① ""ベスビオ噴火の犠牲者、死亡時の状況で新発見 ガラス化した脳も””
2020.01.25 Sat posted at 18:32 JST
3Dマップ化した犠牲者の遺骨の一部/Antiquity Publications Ltd
(CNN) 西暦79年8月24日、イタリアの火山ベスビオ山が噴火し、ポンペイをはじめとする周辺の古代都市を壊滅に追い込んだ。これらの町の1つ、ヘルクラネウムに残された犠牲者の遺骨を研究者らが新たな技術を駆使して分析し、死亡時の状況を明らかにした。
分析の対象となったのは、噴火の際に舟小屋へ逃げ込んだものの火砕流にのみ込まれて死亡した152人の遺骨。当初、これらの人々の皮膚や軟組織は300~500度に達したとみられる高温にさらされて蒸発し、即死状態だったと考えられていた。

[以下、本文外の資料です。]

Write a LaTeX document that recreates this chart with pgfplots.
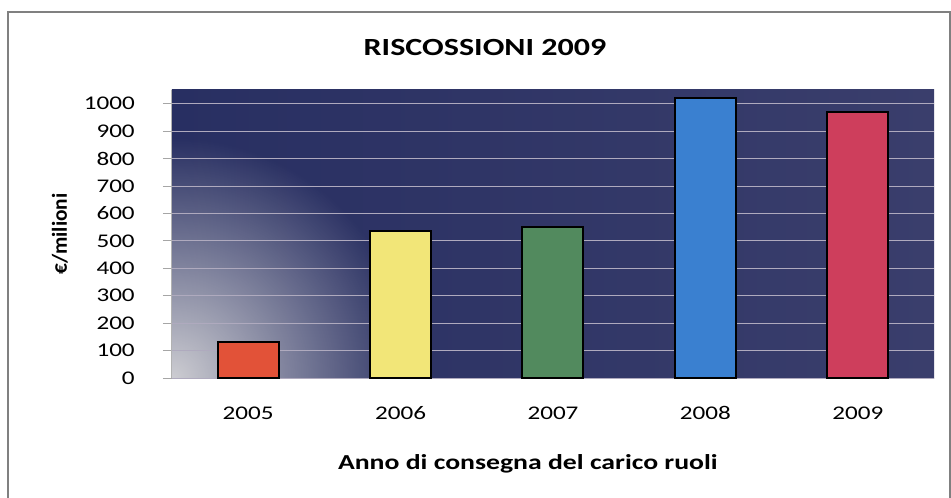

ところが新技術によって遺骨を改めて調べたところ、予想されたほどの高温にはさらされていなかったことが判明。骨の中にコラーゲンが残っていたことから、人々を襲った高温は400度未満だったとの結論が出た。コラーゲンは温度が500度を超えるとゼリー状のゼラチンに変化する。
研究者らは舟小屋の中で死んだ人々について、一瞬で蒸発したのではなく、有毒な煙で息を詰まらせながら時間をかけて焼け死んだとの見解を示す。論文を執筆した英ティーズサイド大学のティム・トンプソン教授は、舟小屋の壁全体に熱が伝わり、生きながらオーブンで焼かれるような苦しみだっただろうと語った。
ヘルクラネウムの遺骨に関する別の研究では、犠牲者の頭蓋骨(ずがいこつ)を分析。脳の残留物が高温のためガラス化していることが新たに確認された。